Job »
Reproduce, please, the span of lines beginning at the line with "Generate a Python" and ending at the line with "expert_y = [4040, 2400, 1420, 1085]", inclusive, minus any pictures.

Stored records »
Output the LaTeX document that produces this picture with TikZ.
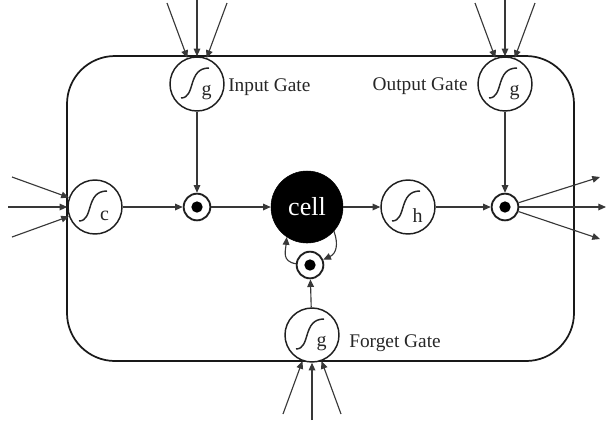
\documentclass[tikz,border=0pt]{standalone}
\usepackage{fontspec}
\setmainfont{Liberation Serif}
\usetikzlibrary{arrows.meta}

\tikzset{
  wire/.style={draw=black!78, line width=0.85pt, -{Triangle[length=5.8pt,width=5pt]}},
  frame/.style={draw=black!90, line width=1.3pt, rounded corners=36pt},
  act/.style={circle, draw=black!88, fill=white, line width=1.1pt, minimum size=40.5pt, inner sep=0pt},
  prod/.style={circle, draw=black!88, fill=white, line width=1.4pt, minimum size=20pt, inner sep=0pt},
  dot/.style={circle, fill=black, minimum size=8.5pt, inner sep=0pt},
  cellnode/.style={circle, fill=black, draw=black, minimum size=54pt, inner sep=0pt,
    text=white, font=\fontsize{19.5}{22}\selectfont},
  gatelabel/.style={font=\fontsize{14.5}{17}\selectfont, text=black!85, inner sep=0pt},
  sublabel/.style={font=\fontsize{15}{17}\selectfont, text=black!85, inner sep=0pt},
  sig/.pic={
    \draw[line width=1.1pt, black!85] (-16,14) .. controls (-1,14) and (-10,-16) .. (12,-16);
    \node[sublabel] (-lab) at (9.5,8.5) {#1};
  }
}

\begin{document}
\begin{tikzpicture}[x=0.75pt,y=-0.75pt]
\useasboundingbox (0,0) rectangle (606,426);

% outer block
\draw[frame] (67,56) rectangle (574,361);

% squashing units
\node[act] (cin) at (95,207) {};
\node[act] (ig) at (197,84) {};
\node[act] (og) at (505,84) {};
\node[act] (hout) at (408,207) {};
\node[act] (fg) at (312,335) {};
\pic (cinS) at (cin) {sig=c};
\pic (igS) at (ig) {sig=g};
\pic (ogS) at (og) {sig=g};
\pic (houtS) at (hout) {sig=h};
\pic (fgS) at (fg) {sig=g};

% multiplicative units
\node[prod] (p1) at (197,207) {};
\node[dot] (p1d) at (p1) {};
\node[prod] (p2) at (505,207) {};
\node[dot] (p2d) at (p2) {};
\node[prod] (p3) at (310,265) {};
\node[dot] (p3d) at (p3) {};

% memory cell
\node[cellnode] (cell) at (307,207) {cell};

% gate labels
\node[gatelabel, anchor=base west] (igl) at (228,91) {Input Gate};
\node[gatelabel, anchor=base east] (ogl) at (468,90) {Output Gate};
\node[gatelabel, anchor=base west] (fgl) at (349,347) {Forget Gate};

% external inputs
\coordinate (igA) at (167,3);
\coordinate (igB) at (197,0);
\coordinate (igC) at (227,3);
\coordinate (ogA) at (475,3);
\coordinate (ogB) at (505,0);
\coordinate (ogC) at (535,3);
\coordinate (cinA) at (12,177);
\coordinate (cinB) at (8,207);
\coordinate (cinC) at (12,237);
\coordinate (fgA) at (283,414);
\coordinate (fgB) at (312,420);
\coordinate (fgC) at (341,414);
\foreach \s in {igA,igB,igC} \draw[wire] (\s) -- (ig);
\foreach \s in {ogA,ogB,ogC} \draw[wire] (\s) -- (og);
\foreach \s in {cinA,cinB,cinC} \draw[wire] (\s) -- (cin);
\foreach \s in {fgA,fgB,fgC} \draw[wire] (\s) -- (fg);

% outputs
\coordinate (outA) at (600,177);
\coordinate (outB) at (606,207);
\coordinate (outC) at (600,239);
\foreach \s in {outA,outB,outC} \draw[wire] (p2) -- (\s);

% internal flow
\draw[wire] (cin) -- (p1);
\draw[wire] (ig) -- (p1);
\draw[wire] (p1) -- (cell);
\draw[wire] (cell) -- (hout);
\draw[wire] (hout) -- (p2);
\draw[wire] (og) -- (p2);
\draw[wire] (fg) -- (p3);

% recurrent loop through the forget product
\draw[wire] (p3.175) to[out=170, in=265, looseness=1.3] (cell.236);
\draw[wire] (cell.318) to[out=-70, in=25, looseness=1.2] (p3.22);
\end{tikzpicture}
\end{document}
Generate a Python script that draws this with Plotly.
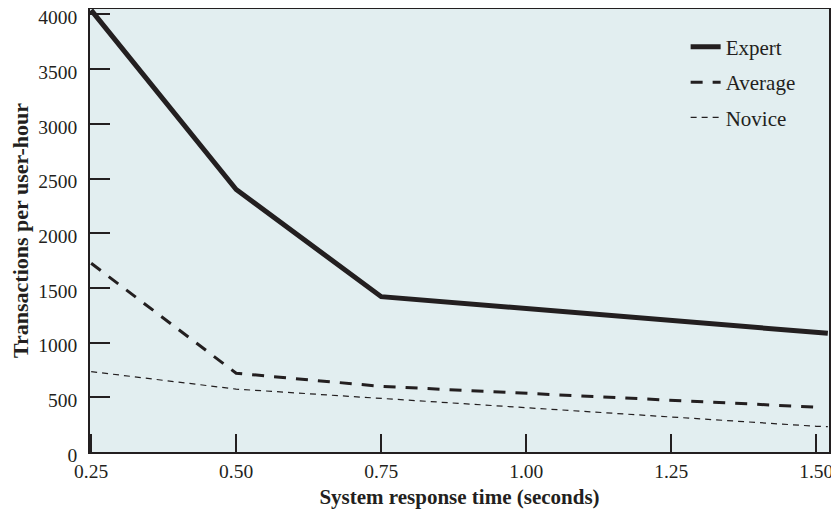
import plotly.graph_objects as go

# data
expert_x = [0.25, 0.50, 0.75, 1.52]
expert_y = [4040, 2400, 1420, 1085]

average_x = [0.25, 0.50, 0.75, 1.50]
average_y = [1725, 720, 600, 410]

novice_x = [0.25, 0.50, 1.50, 1.52]
novice_y = [735, 575, 235, 232]

x_ticks = [0.25, 0.50, 0.75, 1.00, 1.25, 1.50]
x_ticktext = ["0.25", "0.50", "0.75", "1.00", "1.25", "1.50"]
y_ticks = [0, 500, 1000, 1500, 2000, 2500, 3000, 3500, 4000]

ink = "#231f20"
serif = "Liberation Serif"

fig = go.Figure()

fig.add_scatter(x=expert_x, y=expert_y, name="Expert", mode="lines",
                line=dict(color=ink, width=5), legendgroup="a")
fig.add_scatter(x=average_x, y=average_y, name="Average", mode="lines",
                line=dict(color=ink, width=3, dash="12px,10px"), legendgroup="b")
fig.add_scatter(x=novice_x, y=novice_y, name="Novice", mode="lines",
                line=dict(color=ink, width=1.2, dash="6px,5px"), legendgroup="c")

axis_common = dict(
    showgrid=False, zeroline=False, automargin=False,
    showline=True, linecolor=ink, linewidth=1.5, mirror=True,
    ticks="inside", tickcolor=ink, tickwidth=1.5,
    ticklabeloverflow="allow",
    tickfont=dict(family=serif, size=19.5, color=ink),
)

# the page body adds an 8px margin, so the figure is 8px smaller each way
fig.update_layout(
    width=831, height=505,
    margin=dict(l=82, r=10, t=1, b=61),
    paper_bgcolor="white",
    plot_bgcolor="#e2eef0",
    font=dict(family=serif, color=ink),
    xaxis=dict(
        axis_common,
        range=[0.248, 1.522],
        tickvals=x_ticks, ticktext=x_ticktext,
        ticklen=18,
        ticklabelstandoff=1,
        title=dict(text="<b>System response time (seconds)</b>",
                   font=dict(family=serif, size=21, color=ink), standoff=8),
    ),
    yaxis=dict(
        axis_common,
        range=[0, 4050],
        tickvals=y_ticks,
        ticklen=20,
        ticklabelstandoff=7,
        ticklabelshift=3,
        title=dict(text="<b>Transactions per user-hour</b>",
                   font=dict(family=serif, size=22, color=ink)),
    ),
    legend=dict(
        x=0.806, y=0.96, xanchor="left", yanchor="top",
        bgcolor="rgba(0,0,0,0)",
        font=dict(family=serif, size=21, color=ink),
        tracegroupgap=5,
    ),
)

fig.write_html("out.html")
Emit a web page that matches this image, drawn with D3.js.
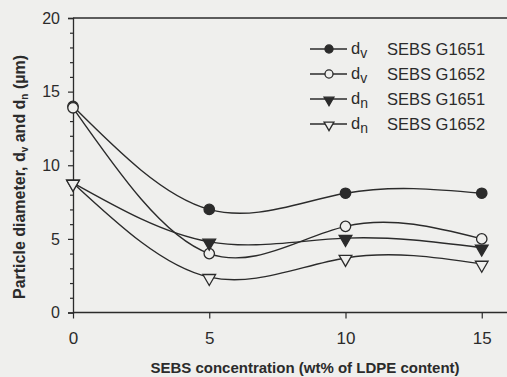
<!DOCTYPE html>
<html>
<head>
<meta charset="utf-8">
<script src="https://cdn.jsdelivr.net/npm/d3@7"></script>
<style>
  html, body { margin: 0; padding: 0; background: #efefed; }
  svg { display: block; font-family: "Liberation Sans", Arial, sans-serif; }
</style>
</head>
<body>
<div id="chart"></div>
<script>
// ── Data ────────────────────────────────────────────────────────────────
const concentrations = [0, 5, 10, 15];
const dvG1651 = [14.0, 7.0, 8.1, 8.1];
const dvG1652 = [13.9, 4.0, 5.85, 5.0];
const dnG1651 = [8.8, 4.8, 5.05, 4.4];
const dnG1652 = [8.8, 2.4, 3.7, 3.3];

const seriesNames = ["G1651", "G1652", "G1651", "G1652"];
const seriesSubs = ["v", "v", "n", "n"];
const seriesValues = [dvG1651, dvG1652, dnG1651, dnG1652];
const seriesSymbols = ["circle", "circle", "triangle", "triangle"];
const seriesFilled = [true, false, true, false];

const xTicks = [0, 5, 10, 15];
const yTicks = [0, 5, 10, 15, 20];
const yMinorTicks = d3.range(0, 21, 1);

const W = 507, H = 377;
const INK = "#2b2b2b";
const BG = "#efefed";
const FONT = "Liberation Sans, Arial, sans-serif";

const svg = d3.select("#chart").append("svg").attr("width", W).attr("height", H);

const x = d3.scaleLinear().domain([0, 16]).range([73, 509]);
const y = d3.scaleLinear().domain([0, 20]).range([312.5, 18]);

// ── Frame / axes ─────────────────────────────────────────────────────────
svg.append("line")
  .attr("x1", x(0)).attr("x2", W).attr("y1", y(20)).attr("y2", y(20))
  .attr("stroke", INK).attr("stroke-width", 1.3);

const yAxis = d3.axisLeft(y).tickValues(yTicks).tickSize(5).tickPadding(8).tickFormat(d3.format("d"));
const gy = svg.append("g").attr("transform", `translate(${x(0)},0)`).call(yAxis);
gy.select(".domain").attr("stroke", INK).attr("stroke-width", 1.3);
gy.selectAll(".tick line").attr("stroke", INK).attr("stroke-width", 1.2);
gy.selectAll(".tick text").attr("fill", INK).attr("font-size", 16).attr("font-family", FONT);

const yMinor = d3.axisLeft(y).tickValues(yMinorTicks.filter((v) => v % 5 !== 0)).tickSize(3).tickFormat("");
const gym = svg.append("g").attr("transform", `translate(${x(0)},0)`).call(yMinor);
gym.select(".domain").remove();
gym.selectAll(".tick line").attr("stroke", INK).attr("stroke-width", 1.2);

const xAxis = d3.axisBottom(x).tickValues(xTicks).tickSize(6).tickPadding(13).tickFormat(d3.format("d"));
const gx = svg.append("g").attr("transform", `translate(0,${y(0)})`).call(xAxis);
gx.select(".domain").attr("d", `M${x(0)},0H${W}`).attr("stroke", INK).attr("stroke-width", 1.3);
gx.selectAll(".tick line").attr("stroke", INK).attr("stroke-width", 1.2);
gx.selectAll(".tick text").attr("fill", INK).attr("font-size", 17).attr("font-family", FONT);

// ── Axis titles ──────────────────────────────────────────────────────────
svg.append("text")
  .attr("x", 305).attr("y", 373)
  .attr("text-anchor", "middle")
  .attr("font-size", 15).attr("font-weight", "bold").attr("fill", INK)
  .text("SEBS concentration (wt% of LDPE content)");

const yTitle = svg.append("text")
  .attr("transform", "translate(25,177) rotate(-90)")
  .attr("text-anchor", "middle")
  .attr("font-size", 16).attr("font-weight", "bold").attr("fill", INK);
yTitle.append("tspan").text("Particle diameter, d");
yTitle.append("tspan").attr("font-size", 10).attr("dy", 3).text("v");
yTitle.append("tspan").attr("dy", -3).text(" and d");
yTitle.append("tspan").attr("font-size", 10).attr("dy", 3).text("n");
yTitle.append("tspan").attr("dy", -3).text(" (µm)");

// ── Curves ───────────────────────────────────────────────────────────────
const line = d3.line()
  .x((d, i) => x(concentrations[i]))
  .y((d) => y(d))
  .curve(d3.curveNatural);

const plot = svg.append("g");
plot.selectAll("path.series")
  .data(seriesValues)
  .join("path")
  .attr("class", "series")
  .attr("d", line)
  .attr("fill", "none")
  .attr("stroke", INK)
  .attr("stroke-width", 1.4);

function drawMarker(sel, kind, filled, scale) {
  const sym = kind === "circle"
    ? d3.symbol().type(d3.symbolCircle).size(85 * scale)
    : d3.symbol().type(d3.symbolTriangle).size(70 * scale);
  sel.append("path")
    .attr("d", sym())
    .attr("transform", kind === "circle" ? null : "rotate(180) translate(0,-1)")
    .attr("fill", filled ? INK : BG)
    .attr("stroke", INK)
    .attr("stroke-width", 1.3);
}

seriesValues.forEach((vals, s) => {
  const g = plot.append("g");
  vals.forEach((v, i) => {
    const m = g.append("g").attr("transform", `translate(${x(concentrations[i])},${y(v)})`);
    drawMarker(m, seriesSymbols[s], seriesFilled[s], 1);
  });
});

// ── Legend ───────────────────────────────────────────────────────────────
const legend = svg.append("g");
const rowY = [49, 74, 99, 124];
seriesValues.forEach((vals, s) => {
  const row = legend.append("g").attr("transform", `translate(0,${rowY[s]})`);
  row.append("line").attr("x1", 310).attr("x2", 347).attr("y1", 0).attr("y2", 0)
    .attr("stroke", INK).attr("stroke-width", 1.4);
  const m = row.append("g").attr("transform", "translate(329,0)");
  drawMarker(m, seriesSymbols[s], seriesFilled[s], 0.6);
  const t = row.append("text").attr("x", 351).attr("y", 5).attr("font-size", 16.5).attr("fill", INK);
  t.append("tspan").text("d");
  t.append("tspan").attr("font-size", 14).attr("dy", 4).text(seriesSubs[s]);
  row.append("text").attr("x", 387).attr("y", 6).attr("font-size", 16.5).attr("fill", INK)
    .text("SEBS " + seriesNames[s]);
});
</script>
</body>
</html>
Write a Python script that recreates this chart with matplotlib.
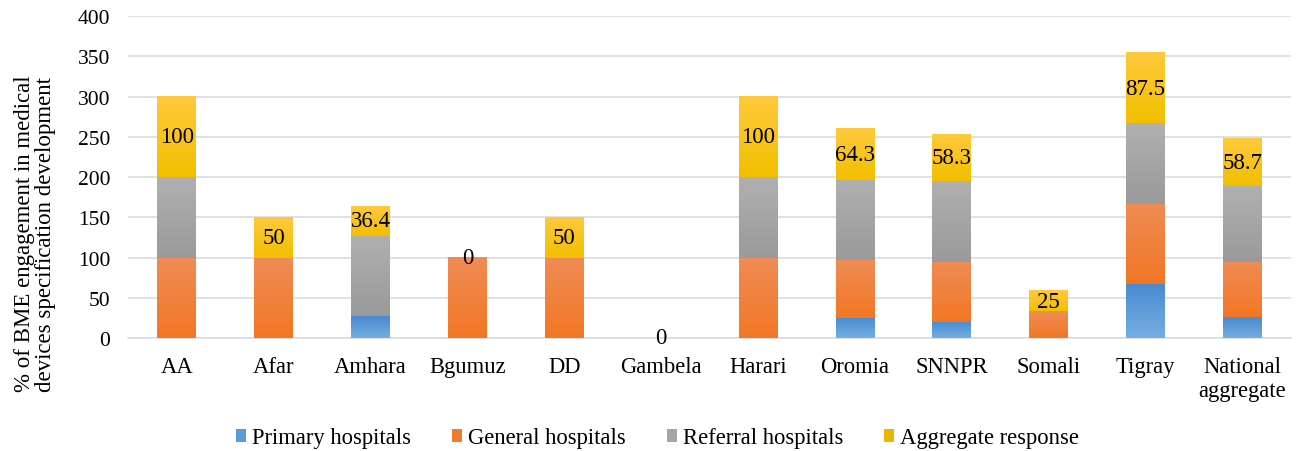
import numpy as np
import matplotlib
matplotlib.use("Agg")
import matplotlib.pyplot as plt
from matplotlib.colors import LinearSegmentedColormap
from matplotlib.patches import Patch

plt.rcParams['font.family'] = ['Liberation Serif', 'DejaVu Serif']

regions = ['AA', 'Afar', 'Amhara', 'Bgumuz', 'DD', 'Gambela', 'Harari',
           'Oromia', 'SNNPR', 'Somali', 'Tigray', 'National\naggregate']
primary = [0, 0, 27.3, 0, 0, 0, 0, 25, 20, 0, 66.7, 25.7]
general = [100, 100, 0, 100, 100, 0, 100, 71.4, 75, 33.3, 100, 69.1]
referral = [100, 0, 100, 0, 0, 0, 100, 100, 100, 0, 100, 93.6]
aggregate = [100, 50, 36.4, 0, 50, 0, 100, 64.3, 58.3, 25, 87.5, 58.7]
agg_labels = ['100', '50', '36.4', '0', '50', '0', '100', '64.3', '58.3', '25', '87.5', '58.7']

series = [('Primary hospitals', primary, '#5B9BD5', ('#4A8AD0', '#74AEE2')),
          ('General hospitals', general, '#ED7D31', ('#EF8C55', '#F27725')),
          ('Referral hospitals', referral, '#A5A5A5', ('#B0B0B0', '#9A9A9A')),
          ('Aggregate response', aggregate, '#E8B800', ('#FFC93C', '#F2BF00'))]

fig = plt.figure(figsize=(13.02, 4.52), dpi=100)
ax = fig.add_axes([0.0985, 0.25, 0.893, 0.712])

x = np.arange(len(regions))
width = 0.4
ax.set_xlim(-0.5, len(regions) - 0.5)
ax.set_ylim(0, 400)

bottom = np.zeros(len(regions))
handles = []
for name, vals, solid, (ctop, cbot) in series:
    vals = np.array(vals, dtype=float)
    cmap = LinearSegmentedColormap.from_list(name, [cbot, ctop])
    grad = np.linspace(0, 1, 64).reshape(-1, 1)
    for i in range(len(regions)):
        if vals[i] <= 0:
            continue
        y0, y1 = bottom[i], bottom[i] + vals[i]
        ax.imshow(grad, cmap=cmap, origin='lower', aspect='auto',
                  extent=(x[i] - width / 2, x[i] + width / 2, y0, y1), zorder=3)
    bottom += vals
    handles.append(Patch(facecolor=solid, label=name))

# labels on the aggregate segment
for i in range(len(regions)):
    top = bottom[i]
    mid = top - aggregate[i] / 2
    ax.text(x[i], mid, agg_labels[i], ha='center', va='center', fontsize=16.5, zorder=5)

ax.set_xlim(-0.5, len(regions) - 0.5)
ax.set_ylim(0, 400)
ax.set_yticks(np.arange(0, 401, 50))
ax.set_xticks(x)
ax.set_xticklabels(regions, fontsize=16.3, linespacing=1.2)
ax.tick_params(axis='y', labelsize=15.5, length=0, pad=13)
ax.tick_params(axis='x', length=0, pad=13)
ax.grid(axis='y', color='#D9DCE3', linewidth=1.2, zorder=0)
ax.set_axisbelow(True)
for s in ['top', 'right', 'left']:
    ax.spines[s].set_visible(False)
ax.spines['bottom'].set_color('#D9DCE3')
ax.spines['bottom'].set_linewidth(1.2)

fig.text(35 / 1302, 1 - 234 / 452,
         '% of BME engagement in medical\ndevices specification development',
         rotation=90, ha='center', va='center', fontsize=16.5,
         multialignment='center', linespacing=1.05)

fig.legend(handles=handles, loc='center', ncol=4, frameon=False,
           fontsize=16.3, bbox_to_anchor=(0.505, 1 - 439 / 452), handlelength=0.45,
           handleheight=0.45, handletextpad=0.27, columnspacing=1.8)

fig.savefig('out.png', dpi=100)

Result for this task »
Generate a Python script that draws this with Plotly.
import plotly.graph_objects as go

# data
expert_x = [0.25, 0.50, 0.75, 1.52]
expert_y = [4040, 2400, 1420, 1085]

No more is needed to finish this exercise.